Further guidance is expected
to be published by the Government when the MSA is brought into force, giving organisations
more detail on, amongst other things, what they should be including in their
TISC statements.

What happens if an
organisation fails to comply?

There is no legal penalty for not complying (although the MSA
gives the Secretary of State the power to seek an injunction to force a
corporate to make such a statement).  The
real risk is reputational rather than legal.
This will be particularly so when it comes to sectors where corporate
reputation is a key part of the business model.
Listed entities will also be aware of the importance of ethical
investment, either by specific ethical investment funds, or as part of
responsible investment principles for other investors.

The reputational risk presented where slavery is discovered
within the supply chain has been highlighted again in recent weeks.  In California (which already has anti-slavery
laws similar in some respects to the MSA) Costco is facing a class-action
claim, seeking an injunction to prevent it from selling prawns unless they are
labelled as being tainted by slavery.
The claim alleges that a part of Costco’s complex supply chain, based in
Thailand, used slave labour on its boats.
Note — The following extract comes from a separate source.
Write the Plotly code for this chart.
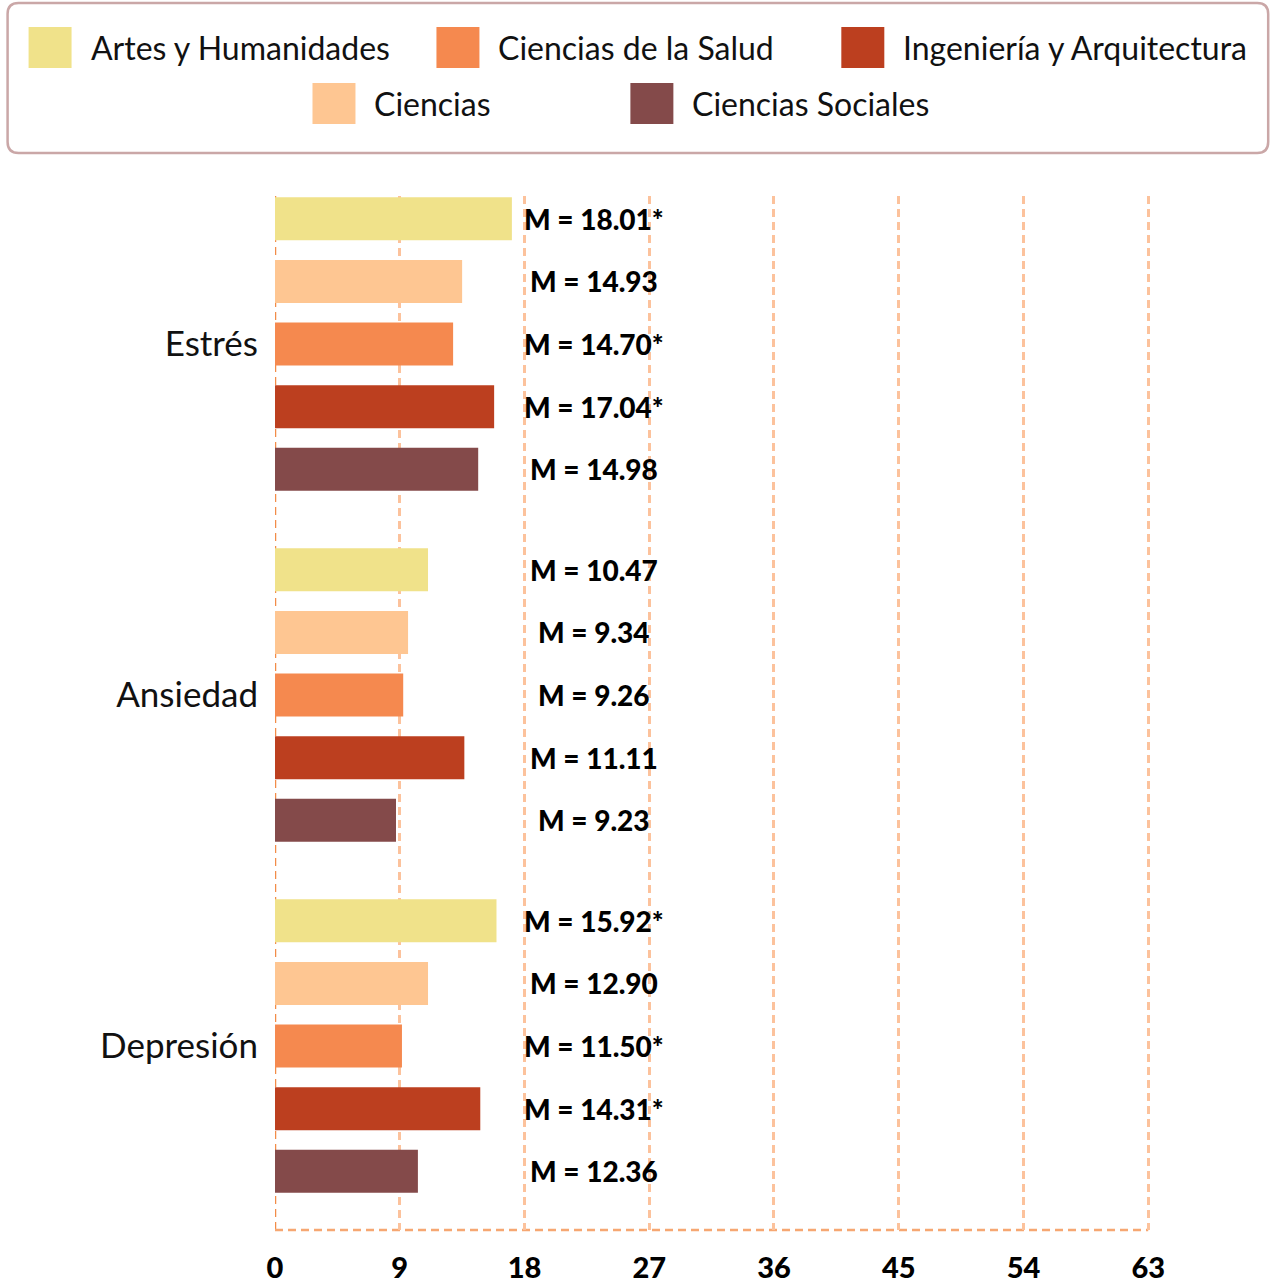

This type of action can cause a
great deal of reputational damage regardless of the outcome of the case.

Managing supply chain
risk: an integrated approach

The MSA’s approach of leaving it to individual organisations
to decide what steps are reasonable and proportionate for them to take will be
familiar to those who have been involved in preparing and implementing policies
and procedures in response to the Bribery Act 2010 (the Bribery Act).  The parallels
do not end there.  Many of the steps that
an organisation may want to take to comply with the MSA will be similar to
those that it also takes to comply with the Bribery Act and / or the effective
operation of a CSR programme, such as:

  • establishing a clear policy;
  • conducting a global a risk assessment to identify and assess potential vulnerabilities in the business and supply chain;
  • taking actions and developing processes to limit and manage those risks;
  • providing training to employees;
  • managing risk through contractual provisions with third parties; and
  • putting in place a monitoring system to track progress and compliance.

The absence of a corporate offence in the MSA, when compared
to the criminal offence of failing to prevent bribery (section 7 Bribery Act),
is an important distinguishing feature.
Nevertheless, the desire to ensure that there is no slavery within an
organisation’s supply chain, and the reputational considerations discussed
above, will mean that businesses need to think carefully about how they meet
this obligation.  For many, the most
efficient and effective course will be the co-opting of existing ABC procedures
to gather this further information and understand and address their corporate
exposure.

As those with experience in implementing anti-bribery
policies will know, another benefit of a robust compliance and monitoring
program is that it can uncover other instances of illegality, unethical conduct
or civil (contractual) wrong-doing in the supply chain.  For many, the TISC statement will become one more
addition to the suite of key reporting measurements derived from an integrated approach
to business which enable the management to have proper oversight of the risks
they face.

All businesses caught by the MSA will need to consider
carefully what they will include in their TISC statement, and how this will fit
with their existing compliance and CSR programs.